400f Multifunctional Patchy Particles by Glancing Angle Deposition Technique

Amar B. Pawar, Department of Chemical Engineering, The City College of the City University of New York, Steinmann Hall, 140 ST. and Convent Avenue, New York, NY 10031 and Ilona Kretzschmar, Department of Chemical Engineering, The City College of City University of New York, 140th St. at Convent Ave., New York, NY 10031.

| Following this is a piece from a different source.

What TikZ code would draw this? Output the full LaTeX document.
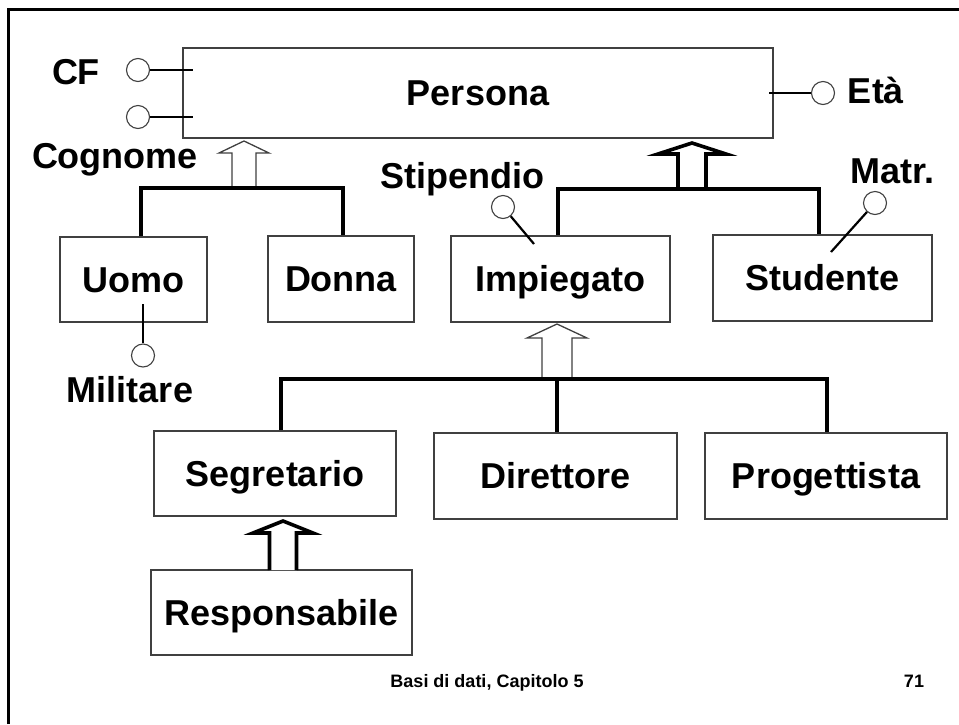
\documentclass[tikz,border=0pt]{standalone}
\usepackage{fontspec}
\setmainfont{Liberation Sans}
\begin{document}
\begin{tikzpicture}[x=1pt,y=-1pt,
  ent/.style={draw=black!75, line width=1.3pt, fill=white, font=\bfseries\fontsize{36}{40}\selectfont, inner sep=0pt, text height=25.8pt, text depth=0pt},
  lbl/.style={font=\bfseries\fontsize{36}{40}\selectfont, inner sep=0pt, anchor=base},
  foot/.style={font=\bfseries\fontsize{18}{20}\selectfont, inner sep=0pt, anchor=base},
  attr/.style={circle, draw=black!75, line width=1.1pt, fill=white, minimum size=23pt, inner sep=0pt},
  link/.style={line width=2.2pt},
  isa/.style={line width=3.6pt, line join=miter},
  hollowthin/.style={draw=black!75, line width=1.3pt, fill=white, line join=miter},
  hollowthick/.style={draw=black, line width=3.6pt, fill=white, line join=miter}]
\useasboundingbox (0,0) rectangle (959,724);
% frame (only top and left visible)
\draw[line width=3pt] (8.5,724) -- (8.5,9) -- (959,9);

% entities
\node[ent, minimum width=590pt, minimum height=90pt] (persona) at (478,93) {Persona};
\node[ent, minimum width=147pt, minimum height=85pt] (uomo) at (133.5,279.5) {Uomo};
\node[ent, minimum width=146pt, minimum height=86pt] (donna) at (341,279) {Donna};
\node[ent, minimum width=219pt, minimum height=86pt] (imp) at (560.5,279) {Impiegato};
\node[ent, minimum width=219pt, minimum height=86pt] (stud) at (822.5,278) {Studente};
\node[ent, minimum width=242pt, minimum height=85pt] (seg) at (275,473.5) {Segretario};
\node[ent, minimum width=243pt, minimum height=86pt] (dir) at (555.5,476) {Direttore};
\node[ent, minimum width=242pt, minimum height=86pt] (prog) at (826,476) {Progettista};
\node[ent, minimum width=261pt, minimum height=85pt] (resp) at (281.5,612.5) {Responsabile};

% generalization 1: Uomo, Donna -> Persona (thin hollow arrow)
\draw[hollowthin] (232,188) -- (232,153) -- (219,153) -- (244,141) -- (269,153) -- (256,153) -- (256,188);
\coordinate (b1l) at (141,188);
\coordinate (b1r) at (343,188);
\draw[isa] (uomo.north -| b1l) -- (b1l) -- (b1r) -- (donna.north -| b1r);

% generalization 2: Impiegato, Studente -> Persona (thick arrow)
\draw[hollowthick] (678,189) -- (678,154) -- (658,154) -- (692,143) -- (726,154) -- (706,154) -- (706,189);
\coordinate (b2l) at (558,189);
\coordinate (b2r) at (819,189);
\draw[isa] (imp.north -| b2l) -- (b2l) -- (b2r) -- (stud.north -| b2r);

% generalization 3: Segretario, Direttore, Progettista -> Impiegato (thin hollow)
\draw[hollowthin] (542,379) -- (542,338) -- (527,338) -- (557,324) -- (587,338) -- (572,338) -- (572,379);
\coordinate (b3l) at (281,379);
\coordinate (b3m) at (557,379);
\coordinate (b3r) at (827,379);
\draw[isa] (seg.north -| b3l) -- (b3l) -- (b3r) -- (prog.north -| b3r);
\draw[isa] (b3m) -- (dir.north -| b3m);

% generalization 4: Responsabile -> Segretario (thick arrow)
\draw[hollowthick] (269.5,570) -- (269.5,533) -- (253,533) -- (283,521) -- (313,533) -- (296.5,533) -- (296.5,570);

% attributes
\node[attr] (cf) at (138,70) {};
\coordinate (cfend) at (193,70);
\draw[link] (cf) -- (cfend);
\node[attr] (cog) at (138,117) {};
\coordinate (cogend) at (193,117);
\draw[link] (cog) -- (cogend);
\node[attr] (eta) at (823,93) {};
\coordinate (etaend) at (769,93);
\draw[link] (etaend) -- (eta);
\node[attr] (mil) at (143,355.5) {};
\coordinate (milend) at (143,304);
\draw[link] (milend) -- (mil);
\node[attr] (stip) at (503,207) {};
\coordinate (stipend) at (534,244);
\draw[link] (stip) -- (stipend);
\node[attr] (matr) at (875,203) {};
\coordinate (matrend) at (831,252);
\draw[link] (matr) -- (matrend);

% attribute labels
\node[lbl] (lcf) at (76,84) {CF};
\node[lbl] (lcog) at (115,168) {Cognome};
\node[lbl] (leta) at (876,103) {Età};
\node[lbl] (lmil) at (130,402) {Militare};
\node[lbl] (lstip) at (462,188) {Stipendio};
\node[lbl, anchor=base west] (lmatr) at (850,183) {Matr.};

% footer
\node[foot] (f1) at (487,687) {Basi di dati, Capitolo 5};
\node[foot] (f2) at (914,687) {71};
\end{tikzpicture}
\end{document}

Patchy particles are the next generation building blocks for assembling different colloidal structures. Precise control over the patch size and shape is required to guide the assembly into well-defined target structures. We have employed the glancing angle deposition (GLAD) technique to produce patchy particles and have shown that the angle of deposition and the orientation of the particle monolayer with respect to the source decide the patch size and geometry.1

We will report results from an extension of the GLAD technique to produce patchy particles with multiple patches. Here, the multiple patches can either be (i) of the same material, which produces patchy particles with complicated patch shapes, such as a cross-shaped patch or (ii) of different materials, which produces multifunctional patchy particles. Further, we will present data on the characterization of the patch geometry by fluorescent labeling of the patches.

This extension of the GLAD technique facilitates the production of patchy particles with a variety of patch geometries, which will be difficult if not impossible to produce by other techniques.

1) Pawar, A. B.; Kretzschmar, I. Langmuir 2008, 24 (2), 355 – 358.